A couple of weeks ago, I wrote a post that dealt in part with the bad rap that light rail unjustly has in Toronto. One comment I got on Twitter, in response to the question of why it seems conservatives exalt subways over light rail, was that "LRT only looks cheaper - [it] destroys businesses over short and long term, [and] destroys neighborhoods with grade separation." This is hardly a unique perspective; back in March, the National Post reported on a coalition of merchants along St. Clair Avenue West suing the City of Toronto for $100-million for gross negligence, public abuse of authority, and so on.
The true problem is that even though this is that, rather unfairly, the overruns and delays surrounding the St. Clair West right-of-way have become closely associated with the entire idea of light rail in the minds of many Torontonians, particularly those who weren't that closely acquainted with it before. What I take issue with is the casual assumption that this is the way it always has to be - that it's impossible to build new streetcar or light rail lines without causing street chaos for years on end. Fortunately, we don't even have to leave Toronto to find a counter-example.
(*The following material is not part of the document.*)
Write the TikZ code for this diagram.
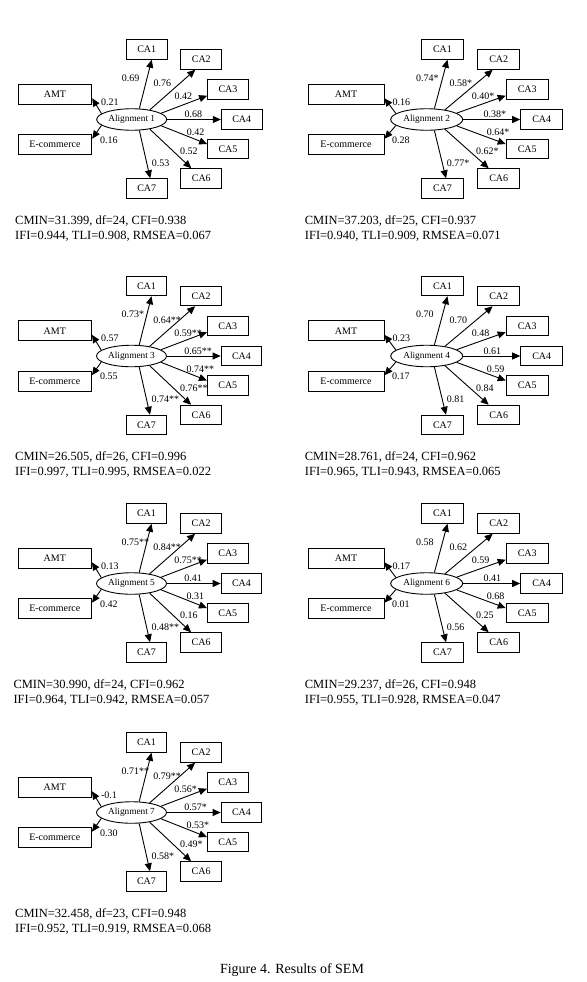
\documentclass[tikz,border=0pt]{standalone}
\usepackage{fontspec}
\setmainfont{Liberation Serif}
\usetikzlibrary{arrows.meta,calc,shapes.geometric}
\tikzset{
  cabox/.style={draw, line width=1pt, rectangle, inner sep=0pt, minimum height=19.5pt, font=\fontsize{10}{12}\selectfont},
  latent/.style={draw, line width=0.9pt, ellipse, inner sep=0pt, minimum height=21.5pt, font=\fontsize{9.3}{11}\selectfont},
  semarrow/.style={line width=0.9pt, -{Triangle[length=8pt,width=7pt]}},
  coef/.style={anchor=west, inner sep=0pt, font=\fontsize{10}{12}\selectfont},
  stat/.style={anchor=base west, inner sep=0pt, font=\fontsize{12.5}{15}\selectfont},
  capt/.style={inner sep=0pt, font=\fontsize{14}{16}\selectfont},
}
\newcommand\setlabs[9]{\def\labA{#1}\def\labB{#2}\def\labC{#3}\def\labD{#4}\def\labE{#5}\def\labF{#6}\def\labG{#7}\def\labH{#8}\def\labI{#9}}
% #1 prefix, #2 ex, #3 ey, #4 column flag, #5 number, #6 stats 1, #7 stats 2, #8 stats x
\newcommand\sempanel[8]{%
\begin{scope}[shift={(#2,#3)}]
\pgfmathsetmacro\cs{#4}
\pgfmathsetmacro\bw{40.7+1.3*\cs}
\pgfmathsetmacro\aw{73.4+2.6*\cs}
\pgfmathsetmacro\ew{70+2*\cs}
\node[latent, minimum width=\ew pt] (#1e) at (0,0) {Alignment #5};
\node[cabox, minimum width=\bw pt] (#1c1) at (15+0.8*\cs,-70) {CA1};
\node[cabox, minimum width=\bw pt] (#1c2) at (69.6+2.4*\cs,-60) {CA2};
\node[cabox, minimum width=\bw pt] (#1c3) at (96.3+4.2*\cs,-29.8) {CA3};
\node[cabox, minimum width=\bw pt] (#1c4) at (110+5*\cs,0) {CA4};
\node[cabox, minimum width=\bw pt] (#1c5) at (96.3+4.2*\cs,29.5) {CA5};
\node[cabox, minimum width=\bw pt] (#1c6) at (69.6+2.4*\cs,59) {CA6};
\node[cabox, minimum width=\bw pt] (#1c7) at (15+0.8*\cs,69) {CA7};
\node[cabox, minimum width=\aw pt, minimum height=20pt] (#1amt) at (-76.7-4*\cs,-25.2) {AMT};
\node[cabox, minimum width=\aw pt, minimum height=20pt] (#1ec) at (-76.7-4*\cs,25.2) {E-commerce};
\node[coef] (#1l1) at (-10-0.7*\cs,-41.5) {\labA};
\node[coef] (#1l2) at (21.6+1*\cs,-36.2) {\labB};
\node[coef] (#1l3) at (42.6+2.4*\cs,-22.8) {\labC};
\node[coef] (#1l4) at (52.6+4*\cs,-4.8) {\labD};
\node[coef] (#1l5) at (55+5*\cs,12.8) {\labE};
\node[coef] (#1l6) at (48.3+1*\cs,32.2) {\labF};
\node[coef] (#1l7) at (20,43.5) {\labG};
\node[coef] (#1l8) at (-30.7-3.5*\cs,-17.5) {\labH};
\node[coef] (#1l9) at (-31.7-3*\cs,20.5) {\labI};
\end{scope}
\draw[semarrow] (#1e.55) -- ($(#1c1.south)+(5,0)$);
\draw[semarrow] (#1e.28) -- ($(#1c2.south)+(-6,0)$);
\draw[semarrow] (#1e.12) -- ($(#1c3.west)+(0,6)$);
\draw[semarrow] (#1e.east) -- (#1c4.west);
\draw[semarrow] (#1e.-12) -- ($(#1c5.west)+(0,-5)$);
\draw[semarrow] (#1e.-28) -- ($(#1c6.north)+(-10,0)$);
\draw[semarrow] (#1e.-55) -- ($(#1c7.north)+(3.5,0)$);
\draw[semarrow] (#1e.169) -- ($(#1amt.east)+(0,4)$);
\draw[semarrow] (#1e.191) -- ($(#1ec.east)+(0,-6)$);
\node[stat] (#1s1) at (#8,#3+104.5) {#6};
\node[stat] (#1s2) at (#8,#3+119.5) {#7};
}
\begin{document}
\begin{tikzpicture}[x=1pt,y=-1pt]
\useasboundingbox (0,0) rectangle (586,982);
\setlabs{0.69}{0.76}{0.42}{0.68}{0.42}{0.52}{0.53}{0.21}{0.16}
\sempanel{pa}{131.7}{119.5}{0}{1}{CMIN=31.399, df=24, CFI=0.938}{IFI=0.944, TLI=0.908, RMSEA=0.067}{15}
\setlabs{0.74*}{0.58*}{0.40*}{0.38*}{0.64*}{0.62*}{0.77*}{0.16}{0.28}
\sempanel{pb}{426.7}{119.5}{1}{2}{CMIN=37.203, df=25, CFI=0.937}{IFI=0.940, TLI=0.909, RMSEA=0.071}{304.7}
\setlabs{0.73*}{0.64**}{0.59**}{0.65**}{0.74**}{0.76**}{0.74**}{0.57}{0.55}
\sempanel{pc}{131.5}{356}{0}{3}{CMIN=26.505, df=26, CFI=0.996}{IFI=0.997, TLI=0.995, RMSEA=0.022}{15}
\setlabs{0.70}{0.70}{0.48}{0.61}{0.59}{0.84}{0.81}{0.23}{0.17}
\sempanel{pd}{426.7}{356}{1}{4}{CMIN=28.761, df=24, CFI=0.962}{IFI=0.965, TLI=0.943, RMSEA=0.065}{304.7}
\setlabs{0.75**}{0.84**}{0.75**}{0.41}{0.31}{0.16}{0.48**}{0.13}{0.42}
\sempanel{pe}{131.5}{583.5}{0}{5}{CMIN=30.990, df=24, CFI=0.962}{IFI=0.964, TLI=0.942, RMSEA=0.057}{13.3}
\setlabs{0.58}{0.62}{0.59}{0.41}{0.68}{0.25}{0.56}{0.17}{0.01}
\sempanel{pf}{426.7}{583.5}{1}{6}{CMIN=29.237, df=26, CFI=0.948}{IFI=0.955, TLI=0.928, RMSEA=0.047}{304.7}
\setlabs{0.71**}{0.79**}{0.56*}{0.57*}{0.53*}{0.49*}{0.58*}{-0.1}{0.30}
\sempanel{pg}{131.5}{812.5}{0}{7}{CMIN=32.458, df=23, CFI=0.948}{IFI=0.952, TLI=0.919, RMSEA=0.068}{15}
\node[capt] (caption) at (292,970) {Figure 4. Results of SEM};
\end{tikzpicture}
\end{document}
Spadina Avenue has a long history of streetcar service, going back to the late nineteenth century, but in two distinct ages. In 1948, the original Spadina streetcar gave way to the Shuffle Demons' beloved Spadina bus, and in 1966 all track on Spadina except that between King and College was ripped up. That was the situation until the 1990s, when work began on a reactivation of the Spadina streetcar and its extension south to Harbourfront. Spadina merchants don't seem to have welcomed it with open arms at the time - Transit Toronto reports that busineses "were concerned over the loss of parking" and believed that the right-of-way - itself a rather simpler and more unobtrusive design that would be built on St. Clair West two decades later - would "act as a 'Berlin Wall' down the middle of the street."
If you've been to Spadina recently, it's clear that the worst fears of merchants along it did not come to pass. Spadina remains heavily travelled by pedestrians, motorists, and streetcars, and thirteen years after the completion of the right-of-way the streetscape seems to be chugging along. Similarly, by 2023 I would hope that opinions will have cooled regarding the right-of-way construction on St. Clair West.
What it comes down to is that construction overruns like this are not an intrinsic property of on-surface urban rail construction. It's a problem that has many generators, from a laundry list of inefficient contractors to poor coordination to a lack of central planning and the eight-month judicial freeze slapped on the project at the behest of Save Our St. Clair. We can't let one poor flavor poison the debate forever.